Leave out every picture, and retype exactly the lines from the line with "Rebuild this chart as a web" through the line with "0.128, 0.168, 0.198];", both ends included.

————

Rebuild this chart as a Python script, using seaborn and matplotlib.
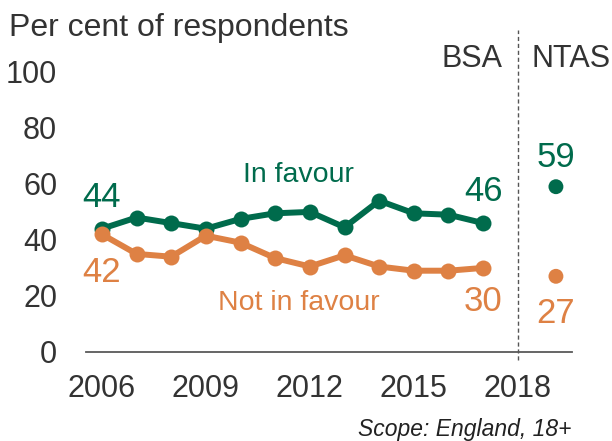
import matplotlib
matplotlib.use("Agg")
import matplotlib.pyplot as plt
import seaborn as sns
import pandas as pd

# BSA survey years and results
years = [2006, 2007, 2008, 2009, 2010, 2011, 2012, 2013, 2014, 2015, 2016, 2017]
in_favour = [44, 48, 46, 44, 47.5, 49.5, 50, 44.5, 54, 49.5, 49, 46]
not_in_favour = [42, 35, 34, 41.5, 39, 33.5, 30.5, 34.5, 30.5, 29, 29, 30]

# NTAS result (plotted after the survey break)
ntas_year = [2019.1]
ntas_in_favour = [59]
ntas_not_in_favour = [27]

x_ticks = [2006, 2009, 2012, 2015, 2018]
y_ticks = [0, 20, 40, 60, 80, 100]

GREEN = "#006B4C"
ORANGE = "#DE8144"
TEXT = "#333333"

sns.set_theme(style="white")
plt.rcParams["font.family"] = ["Liberation Sans", "DejaVu Sans"]

bsa = pd.DataFrame({
    "year": years * 2,
    "value": in_favour + not_in_favour,
    "series": ["In favour"] * len(years) + ["Not in favour"] * len(years),
})
ntas = pd.DataFrame({
    "year": ntas_year * 2,
    "value": ntas_in_favour + ntas_not_in_favour,
    "series": ["In favour", "Not in favour"],
})
palette = {"In favour": GREEN, "Not in favour": ORANGE}

fig = plt.figure(figsize=(6.12, 4.41), dpi=100)
ax = fig.add_axes([0.141, 0.202, 0.794, 0.635])

sns.lineplot(data=bsa, x="year", y="value", hue="series", palette=palette,
             marker="o", markersize=11.5, markeredgewidth=0, linewidth=4.3,
             legend=False, ax=ax, clip_on=False)
sns.scatterplot(data=ntas, x="year", y="value", hue="series", palette=palette,
                s=115, linewidth=0, legend=False, ax=ax, clip_on=False)

ax.set_xlim(2005.55, 2019.57)
ax.set_ylim(0, 100)
ax.set_xticks(x_ticks)
ax.set_yticks(y_ticks)
ax.set_xticklabels([str(t) for t in x_ticks], fontsize=22, color=TEXT)
ax.set_yticklabels([str(t) for t in y_ticks], fontsize=22, color=TEXT)
ax.tick_params(axis="both", length=0)
ax.tick_params(axis="x", pad=16)
ax.tick_params(axis="y", pad=21)
ax.set_xlabel("")
ax.set_ylabel("")
for side in ["top", "right", "left"]:
    ax.spines[side].set_visible(False)
ax.spines["bottom"].set_color("#595959")
ax.spines["bottom"].set_linewidth(1.3)

# Survey break
ax.plot([2018, 2018], [-3, 115], clip_on=False,
        color="#555555", linestyle=(0, (3, 2)), linewidth=1)

VAL = 25
# Value labels (baseline placed)
ax.text(years[0], in_favour[0] + 7.6, f"{in_favour[0]:g}", color=GREEN,
        fontsize=VAL, ha="center", va="baseline")
ax.text(years[0], not_in_favour[0] - 17, f"{not_in_favour[0]:g}", color=ORANGE,
        fontsize=VAL, ha="center", va="baseline")
ax.text(years[-1], in_favour[-1] + 8, f"{in_favour[-1]:g}", color=GREEN,
        fontsize=VAL, ha="center", va="baseline")
ax.text(years[-1], not_in_favour[-1] - 15.5, f"{not_in_favour[-1]:g}", color=ORANGE,
        fontsize=VAL, ha="center", va="baseline")
ax.text(ntas_year[0], ntas_in_favour[0] + 7.2, f"{ntas_in_favour[0]:g}", color=GREEN,
        fontsize=VAL, ha="center", va="baseline")
ax.text(ntas_year[0], ntas_not_in_favour[0] - 16.5, f"{ntas_not_in_favour[0]:g}", color=ORANGE,
        fontsize=VAL, ha="center", va="baseline")

# Series names
ax.text(2011.68, 60.8, "In favour", color=GREEN, fontsize=20.5, ha="center", va="baseline")
ax.text(2011.68, 15.0, "Not in favour", color=ORANGE, fontsize=20.5, ha="center", va="baseline")

# Source headers
ax.text(2017.55, 101.7, "BSA", color=TEXT, fontsize=22, ha="right", va="baseline")
ax.text(2018.4, 101.7, "NTAS", color=TEXT, fontsize=22, ha="left", va="baseline")

fig.text(9 / 612, 1 - 36 / 441, "Per cent of respondents", color=TEXT,
         fontsize=23, ha="left", va="baseline")
fig.text(572 / 612, 1 - 436 / 441, "Scope: England, 18+", color="#222222",
         fontsize=16.5, style="italic", ha="right", va="baseline")

fig.savefig("out.png", dpi=100)
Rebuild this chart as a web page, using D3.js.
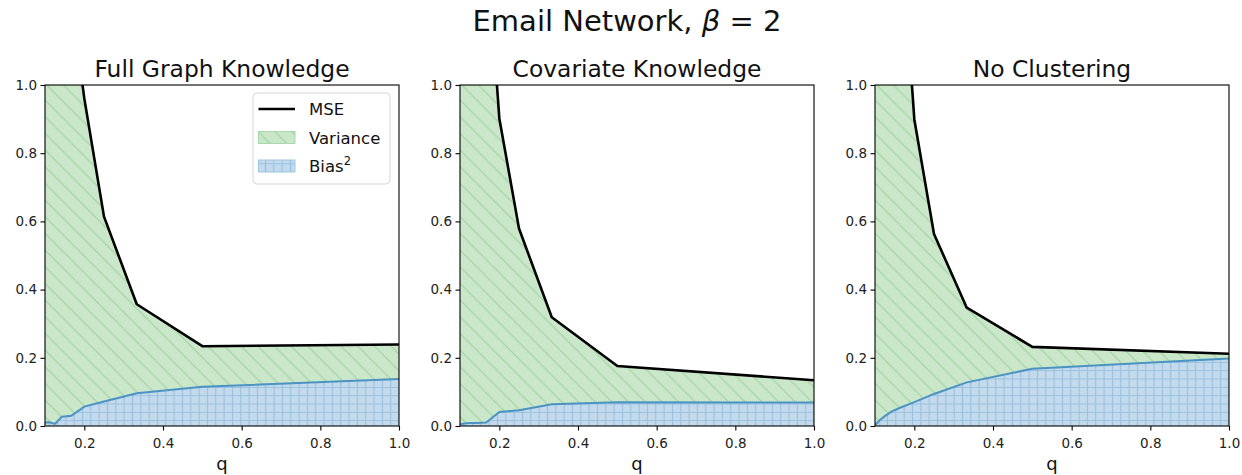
<!DOCTYPE html>
<html>
<head>
<meta charset="utf-8">
<script src="https://cdn.jsdelivr.net/npm/d3@7"></script>
<style>
  html, body { margin: 0; padding: 0; background: #fff; }
  svg { display: block; font-family: "DejaVu Sans", sans-serif; }
</style>
</head>
<body>
<svg id="chart" width="1242" height="475"></svg>
<script>
// Sampling rates q = 1/k, k = 10 .. 1
const qValues = [0.1, 0.1111, 0.125, 0.1429, 0.1667, 0.2, 0.25, 0.3333, 0.5, 1.0];

// Full Graph Knowledge
const mseFull  = [2.9, 2.5, 2.1, 1.7, 1.25, 0.96, 0.614, 0.357, 0.234, 0.239];
const biasFull = [0.010, 0.011, 0.006, 0.027, 0.030, 0.057, 0.072, 0.096, 0.115, 0.138];

// Covariate Knowledge
const mseCov  = [3.0, 2.6, 2.2, 1.8, 1.44, 0.902, 0.579, 0.319, 0.176, 0.134];
const biasCov = [0.005, 0.007, 0.009, 0.009, 0.010, 0.041, 0.046, 0.064, 0.070, 0.069];

// No Clustering
const mseNone  = [3.0, 2.6, 2.2, 1.8, 1.45, 0.899, 0.563, 0.347, 0.232, 0.212];
const biasNone = [0.002, 0.016, 0.029, 0.043, 0.055, 0.070, 0.094, 0.128, 0.168, 0.198];

const panelTitles = ["Full Graph Knowledge", "Covariate Knowledge", "No Clustering"];
const xTicks = [0.2, 0.4, 0.6, 0.8, 1.0];
const yTicks = [0.0, 0.2, 0.4, 0.6, 0.8, 1.0];
const legendLabels = ["MSE", "Variance", "Bias"];

const panels = [
  { title: panelTitles[0], mse: mseFull, bias: biasFull },
  { title: panelTitles[1], mse: mseCov,  bias: biasCov },
  { title: panelTitles[2], mse: mseNone, bias: biasNone }
];

const svg = d3.select("#chart");
const defs = svg.append("defs");

const greenFill = "rgb(202,231,202)";
const greenHatch = "rgb(160,211,160)";
const blueFill = "rgb(195,218,236)";
const blueHatch = "rgb(152,192,222)";

// Variance hatch: single backslash diagonals
const hw = 16.67;
const vp = defs.append("pattern").attr("id", "hatchVar")
  .attr("patternUnits", "userSpaceOnUse").attr("width", hw).attr("height", hw);
vp.append("rect").attr("width", hw).attr("height", hw).attr("fill", greenFill);
vp.append("path")
  .attr("d", `M-2,-2L${hw + 2},${hw + 2}M-2,${hw - 2}L2,${hw + 2}M${hw - 2},-2L${hw + 2},2`)
  .attr("stroke", greenHatch).attr("stroke-width", 1.2).attr("fill", "none");

// Bias hatch: fine grid
const gw = 8.33;
const bp = defs.append("pattern").attr("id", "hatchBias")
  .attr("patternUnits", "userSpaceOnUse").attr("width", gw).attr("height", gw);
bp.append("rect").attr("width", gw).attr("height", gw).attr("fill", blueFill);
bp.append("path")
  .attr("d", `M${gw / 2},0V${gw}M0,${gw / 2}H${gw}`)
  .attr("stroke", blueHatch).attr("stroke-width", 1.1).attr("fill", "none");

// Figure title
const sup = svg.append("text")
  .attr("x", 627).attr("y", 31)
  .attr("text-anchor", "middle")
  .attr("font-size", 29).attr("fill", "#111");
sup.append("tspan").text("Email Network, ");
sup.append("tspan").attr("font-style", "italic").text("β");
sup.append("tspan").text(" = 2");

const panelX = [45, 460, 875];
const pw = 354, plotTop = 85, plotBottom = 426;

panels.forEach((p, i) => {
  const g = svg.append("g").attr("transform", `translate(${panelX[i]},0)`);
  const x = d3.scaleLinear().domain([0.1, 1.0]).range([0, pw]);
  const y = d3.scaleLinear().domain([0, 1]).range([plotBottom, plotTop]);

  const clipId = "clip" + i;
  defs.append("clipPath").attr("id", clipId)
    .append("rect").attr("x", 0).attr("y", plotTop).attr("width", pw).attr("height", plotBottom - plotTop);

  const plot = g.append("g").attr("clip-path", `url(#${clipId})`);
  const rows = qValues.map((q, k) => ({ q, mse: p.mse[k], bias: p.bias[k] }));

  // Variance band between bias and MSE
  plot.append("path")
    .datum(rows)
    .attr("d", d3.area().x(d => x(d.q)).y0(d => y(d.bias)).y1(d => y(d.mse)))
    .attr("fill", "url(#hatchVar)");

  // Bias² band from zero
  plot.append("path")
    .datum(rows)
    .attr("d", d3.area().x(d => x(d.q)).y0(y(0)).y1(d => y(d.bias)))
    .attr("fill", "url(#hatchBias)");

  plot.append("path")
    .datum(rows)
    .attr("d", d3.line().x(d => x(d.q)).y(d => y(d.bias)))
    .attr("fill", "none").attr("stroke", "#4a93c3").attr("stroke-width", 2);

  plot.append("path")
    .datum(rows)
    .attr("d", d3.line().x(d => x(d.q)).y(d => y(d.mse)))
    .attr("fill", "none").attr("stroke", "#000").attr("stroke-width", 2.6)
    .attr("stroke-linejoin", "round");

  // Axes
  const xAxis = d3.axisBottom(x).tickValues(xTicks).tickFormat(d3.format(".1f")).tickSizeOuter(0).tickSize(4.5);
  const yAxis = d3.axisLeft(y).tickValues(yTicks).tickFormat(d3.format(".1f")).tickSizeOuter(0).tickSize(4.5);

  const gx = g.append("g").attr("transform", `translate(0,${plotBottom})`).call(xAxis);
  const gy = g.append("g").call(yAxis);
  [gx, gy].forEach(ax => {
    ax.select(".domain").remove();
    ax.selectAll("text").attr("font-size", 13.5).attr("fill", "#222")
      .attr("font-family", "DejaVu Sans, sans-serif");
    ax.selectAll("line").attr("stroke", "#000").attr("stroke-width", 1.1);
  });
  gx.selectAll("text").attr("dy", "1.05em");
  gy.selectAll("text").attr("x", -8);

  // Frame
  g.append("rect").attr("x", 0).attr("y", plotTop).attr("width", pw).attr("height", plotBottom - plotTop)
    .attr("fill", "none").attr("stroke", "#000").attr("stroke-width", 1.1);

  // Titles
  g.append("text").attr("x", pw / 2).attr("y", 77).attr("text-anchor", "middle")
    .attr("font-size", 23.4).attr("fill", "#111").text(p.title);
  g.append("text").attr("x", pw / 2).attr("y", 470).attr("text-anchor", "middle")
    .attr("font-size", 18).attr("fill", "#111").text("q");

  // Legend in the first panel
  if (i === 0) {
    const lg = g.append("g").attr("transform", "translate(208,93)");
    lg.append("rect").attr("width", 137).attr("height", 91).attr("rx", 4)
      .attr("fill", "rgba(255,255,255,0.85)").attr("stroke", "#d6d6d6").attr("stroke-width", 1);
    const rowY = [16, 44.5, 73];
    lg.append("line").attr("x1", 5.5).attr("x2", 42).attr("y1", rowY[0]).attr("y2", rowY[0])
      .attr("stroke", "#000").attr("stroke-width", 2.6);
    lg.append("rect").attr("x", 5.5).attr("y", rowY[1] - 6).attr("width", 36.5).attr("height", 12)
      .attr("fill", "url(#hatchVar)").attr("stroke", "rgb(170,216,170)").attr("stroke-width", 1);
    lg.append("rect").attr("x", 5.5).attr("y", rowY[2] - 6).attr("width", 36.5).attr("height", 12)
      .attr("fill", "url(#hatchBias)").attr("stroke", "rgb(160,198,226)").attr("stroke-width", 1);
    legendLabels.forEach((lab, k) => {
      const t = lg.append("text").attr("x", 56).attr("y", rowY[k] + 6)
        .attr("font-size", 16.5).attr("fill", "#111").text(lab);
      if (k === 2) t.append("tspan").attr("font-size", 11.5).attr("dy", -7).text("2");
    });
  }
});
</script>
</body>
</html>
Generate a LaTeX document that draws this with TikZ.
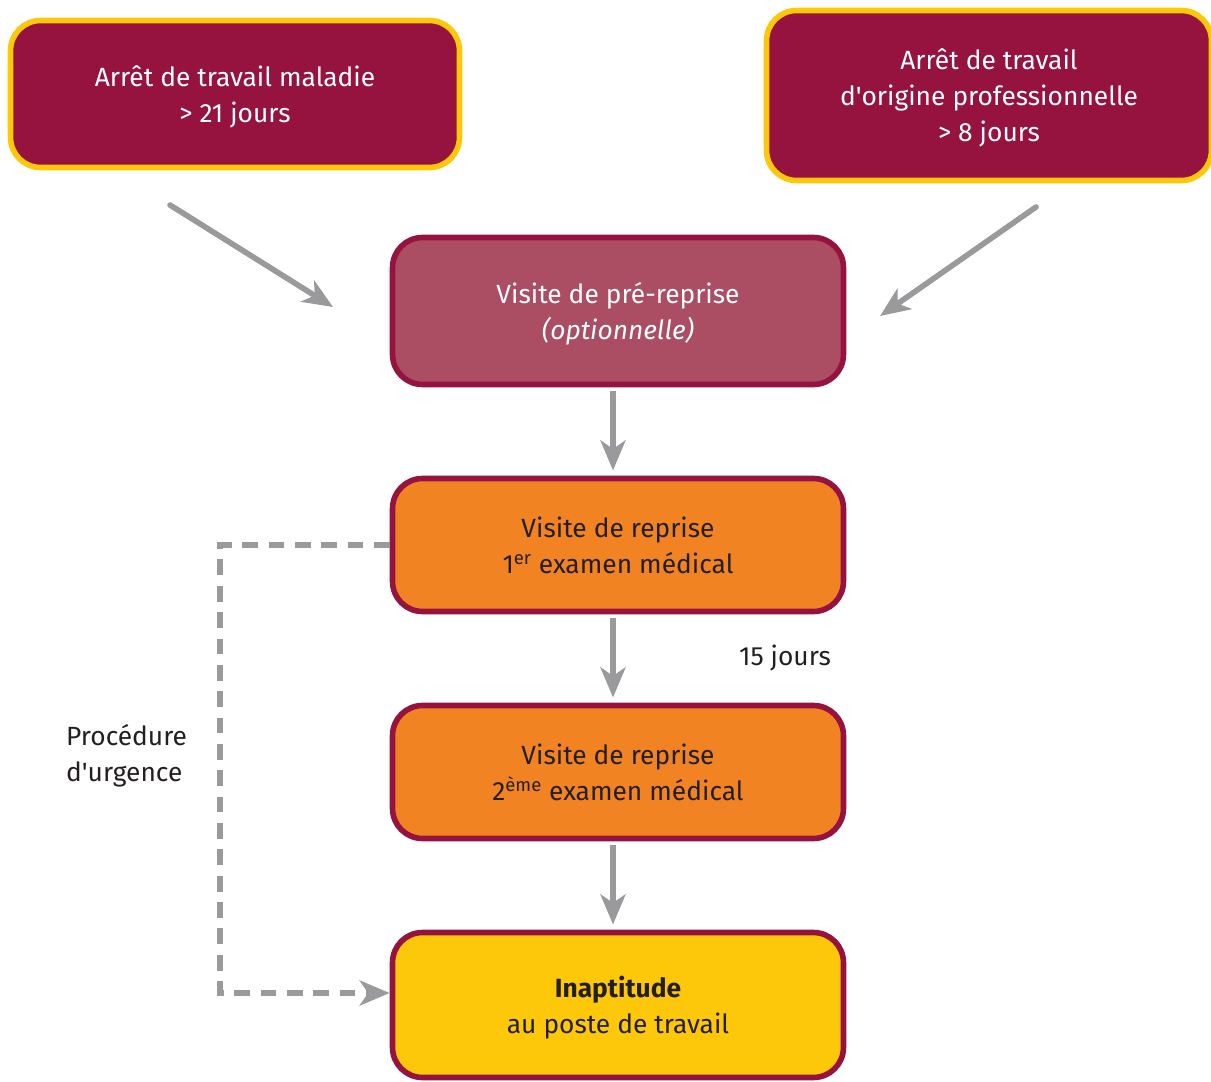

————

_Final result_:
Rebuild this chart as a web page, using D3.js.
<!DOCTYPE html>
<html>
<head>
<meta charset="utf-8">
<script src="https://cdn.jsdelivr.net/npm/d3@7"></script>
<style>
  html, body { margin: 0; padding: 0; background: #fff; }
  svg { display: block; font-family: "DejaVu Sans", sans-serif; }
</style>
</head>
<body>
<svg id="chart" width="1242" height="475"></svg>
<script>
// Sampling rates q = 1/k, k = 10 .. 1
const qValues = [0.1, 0.1111, 0.125, 0.1429, 0.1667, 0.2, 0.25, 0.3333, 0.5, 1.0];

// Full Graph Knowledge
const mseFull  = [2.9, 2.5, 2.1, 1.7, 1.25, 0.96, 0.614, 0.357, 0.234, 0.239];
const biasFull = [0.010, 0.011, 0.006, 0.027, 0.030, 0.057, 0.072, 0.096, 0.115, 0.138];

// Covariate Knowledge
const mseCov  = [3.0, 2.6, 2.2, 1.8, 1.44, 0.902, 0.579, 0.319, 0.176, 0.134];
const biasCov = [0.005, 0.007, 0.009, 0.009, 0.010, 0.041, 0.046, 0.064, 0.070, 0.069];

// No Clustering
const mseNone  = [3.0, 2.6, 2.2, 1.8, 1.45, 0.899, 0.563, 0.347, 0.232, 0.212];
const biasNone = [0.002, 0.016, 0.029, 0.043, 0.055, 0.070, 0.094, 0.128, 0.168, 0.198];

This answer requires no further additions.